Variable Selection in Capture-Recapture Models for Adjustment Weight Estimation

Habtamu Benecha Speaker
 
Habtamu Benecha Co-Author
 
Justin van Wart Co-Author
USDA NASS
 
Valbona Bejleri Co-Author
United States Department of Agriculture – National Agricultural Statistics Service
 
Luca Sartore Co-Author
National Institute of Statistical Sciences
 
Wednesday, Aug 5: 10:30 AM - 12:20 PM
Topic-Contributed Paper Session 
USDA's National Agricultural Statistics Service (NASS) conducts the Census of Agriculture every five years. Because the Census Mailing List (CML) is incomplete, NASS uses the June Area Survey (JAS) to assess undercoverage. A capture–recapture framework allows for the estimation of weights to adjust for undercoverage, nonresponse, and misclassification.

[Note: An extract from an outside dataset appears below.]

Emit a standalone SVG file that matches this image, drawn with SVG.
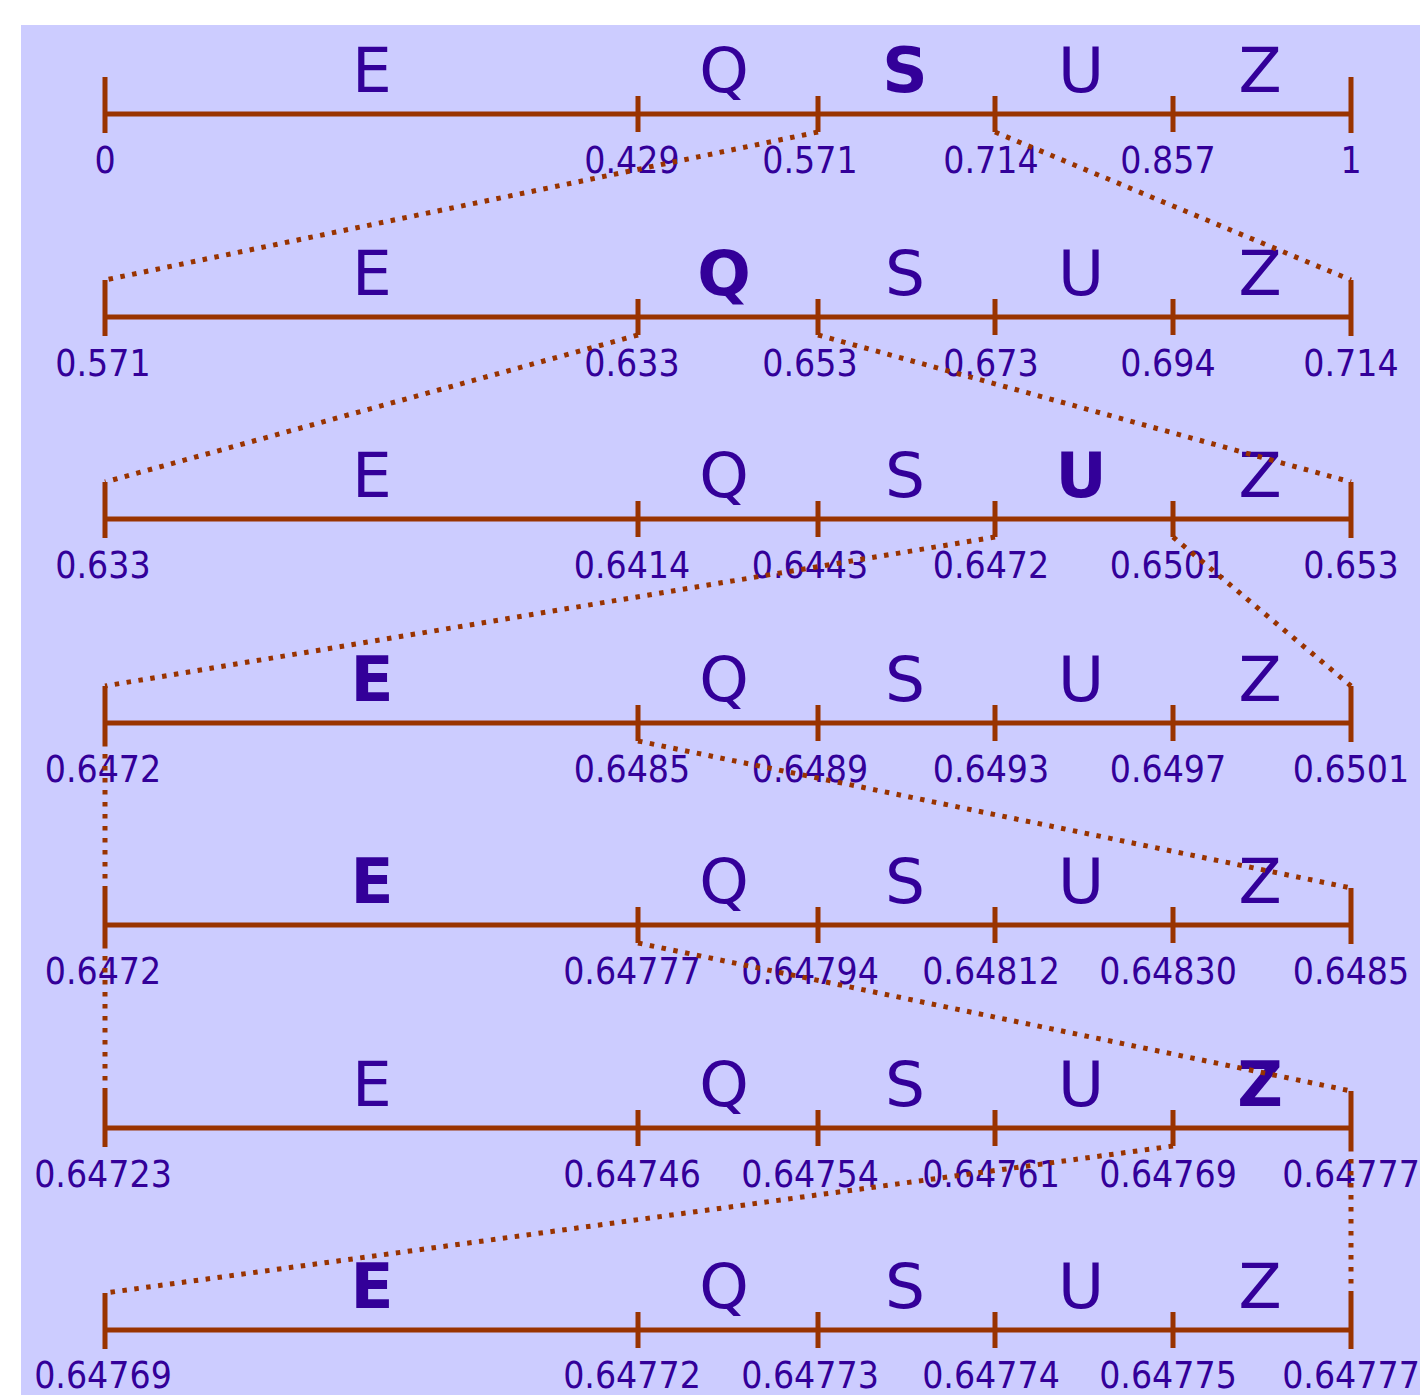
<svg xmlns="http://www.w3.org/2000/svg" width="1420" height="1395" viewBox="0 0 1420 1395">
<style>
.ax{stroke:#993300;stroke-width:5;fill:none;stroke-linecap:butt}
.lt{font-family:"DejaVu Sans",Verdana,sans-serif;font-size:63px;fill:#330099;text-anchor:middle}
.b{font-weight:bold}
.nm{font-family:"DejaVu Sans Condensed","DejaVu Sans",sans-serif;font-size:37px;fill:#330099;text-anchor:middle}
.dt{stroke:#993300;stroke-width:5;fill:none;stroke-dasharray:4.5 7.5}
</style>
<defs>
<g id="axis">
<path class="ax" d="M105 0H1351M105 -37V19M1351 -37V19M638 -18V18M818 -18V18M995 -18V18M1173 -18V18"/>
</g>
</defs>
<rect x="0" y="0" width="1420" height="1395" fill="#ffffff"/>
<rect x="21" y="25" width="1399" height="1370" fill="#ccccff"/>

<g id="row0" transform="translate(0,114)">
<use href="#axis"/>
<text class="lt" x="372" y="-22">E</text><text class="lt" x="724" y="-22">Q</text><text class="lt b" x="905" y="-22">S</text><text class="lt" x="1081" y="-22">U</text><text class="lt" x="1260" y="-22">Z</text>
<text class="nm" x="105" y="59">0</text><text class="nm" x="632" y="59">0.429</text><text class="nm" x="810" y="59">0.571</text><text class="nm" x="991" y="59">0.714</text><text class="nm" x="1168" y="59">0.857</text><text class="nm" x="1351" y="59">1</text>
</g>
<g id="row1" transform="translate(0,317)">
<use href="#axis"/>
<text class="lt" x="372" y="-22">E</text><text class="lt b" x="724" y="-22">Q</text><text class="lt" x="905" y="-22">S</text><text class="lt" x="1081" y="-22">U</text><text class="lt" x="1260" y="-22">Z</text>
<text class="nm" x="103" y="59">0.571</text><text class="nm" x="632" y="59">0.633</text><text class="nm" x="810" y="59">0.653</text><text class="nm" x="991" y="59">0.673</text><text class="nm" x="1168" y="59">0.694</text><text class="nm" x="1351" y="59">0.714</text>
</g>
<g id="row2" transform="translate(0,519)">
<use href="#axis"/>
<text class="lt" x="372" y="-22">E</text><text class="lt" x="724" y="-22">Q</text><text class="lt" x="905" y="-22">S</text><text class="lt b" x="1081" y="-22">U</text><text class="lt" x="1260" y="-22">Z</text>
<text class="nm" x="103" y="59">0.633</text><text class="nm" x="632" y="59">0.6414</text><text class="nm" x="810" y="59">0.6443</text><text class="nm" x="991" y="59">0.6472</text><text class="nm" x="1168" y="59">0.6501</text><text class="nm" x="1351" y="59">0.653</text>
</g>
<g id="row3" transform="translate(0,723)">
<use href="#axis"/>
<text class="lt b" x="372" y="-22">E</text><text class="lt" x="724" y="-22">Q</text><text class="lt" x="905" y="-22">S</text><text class="lt" x="1081" y="-22">U</text><text class="lt" x="1260" y="-22">Z</text>
<text class="nm" x="103" y="59">0.6472</text><text class="nm" x="632" y="59">0.6485</text><text class="nm" x="810" y="59">0.6489</text><text class="nm" x="991" y="59">0.6493</text><text class="nm" x="1168" y="59">0.6497</text><text class="nm" x="1351" y="59">0.6501</text>
</g>
<g id="row4" transform="translate(0,925)">
<use href="#axis"/>
<text class="lt b" x="372" y="-22">E</text><text class="lt" x="724" y="-22">Q</text><text class="lt" x="905" y="-22">S</text><text class="lt" x="1081" y="-22">U</text><text class="lt" x="1260" y="-22">Z</text>
<text class="nm" x="103" y="59">0.6472</text><text class="nm" x="632" y="59">0.64777</text><text class="nm" x="810" y="59">0.64794</text><text class="nm" x="991" y="59">0.64812</text><text class="nm" x="1168" y="59">0.64830</text><text class="nm" x="1351" y="59">0.6485</text>
</g>
<g id="row5" transform="translate(0,1128)">
<use href="#axis"/>
<text class="lt" x="372" y="-22">E</text><text class="lt" x="724" y="-22">Q</text><text class="lt" x="905" y="-22">S</text><text class="lt" x="1081" y="-22">U</text><text class="lt b" x="1260" y="-22">Z</text>
<text class="nm" x="103" y="59">0.64723</text><text class="nm" x="632" y="59">0.64746</text><text class="nm" x="810" y="59">0.64754</text><text class="nm" x="991" y="59">0.64761</text><text class="nm" x="1168" y="59">0.64769</text><text class="nm" x="1351" y="59">0.64777</text>
</g>
<g id="row6" transform="translate(0,1330)">
<use href="#axis"/>
<text class="lt b" x="372" y="-22">E</text><text class="lt" x="724" y="-22">Q</text><text class="lt" x="905" y="-22">S</text><text class="lt" x="1081" y="-22">U</text><text class="lt" x="1260" y="-22">Z</text>
<text class="nm" x="103" y="58">0.64769</text><text class="nm" x="632" y="58">0.64772</text><text class="nm" x="810" y="58">0.64773</text><text class="nm" x="991" y="58">0.64774</text><text class="nm" x="1168" y="58">0.64775</text><text class="nm" x="1351" y="58">0.64777</text>
</g>

<g id="connectors">
<path class="dt" d="M818 132L105 280"/>
<path class="dt" d="M995 132L1351 280"/>
<path class="dt" d="M638 335L105 482"/>
<path class="dt" d="M818 335L1351 482"/>
<path class="dt" d="M995 537L105 686"/>
<path class="dt" d="M1173 537L1351 686"/>
<path class="dt" d="M105 742L105 888"/>
<path class="dt" d="M638 741L1351 888"/>
<path class="dt" d="M105 944L105 1091"/>
<path class="dt" d="M638 943L1351 1091"/>
<path class="dt" d="M1173 1146L105 1293"/>
<path class="dt" d="M1351 1147L1351 1293"/>
</g>
</svg>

First, the CML and JAS records are linked, then sigmoidal models are fitted to all records. Standard penalized logistic regression may fail to identify the most important covariates, resulting in higher bias and uncertainty of model-based estimates. We introduce a novel penalty structure that enables joint variable selection across multiple models and yields improved adjustment weights and unbiased Census totals. Our approach combines advanced penalties with fractional gradient descent to handle high-dimensional settings, where predictors and interactions exceed ten million elements. Applied to 2022 Census data, it isolates critical predictors, reduces bias, and preserves parsimony, offering a scalable solution for accurate and efficient agricultural statistics.

Keywords

Bias reduction

Census of Agriculture

Fractional gradient descent

High-dimensional inference

Model parsimony

Regularization methods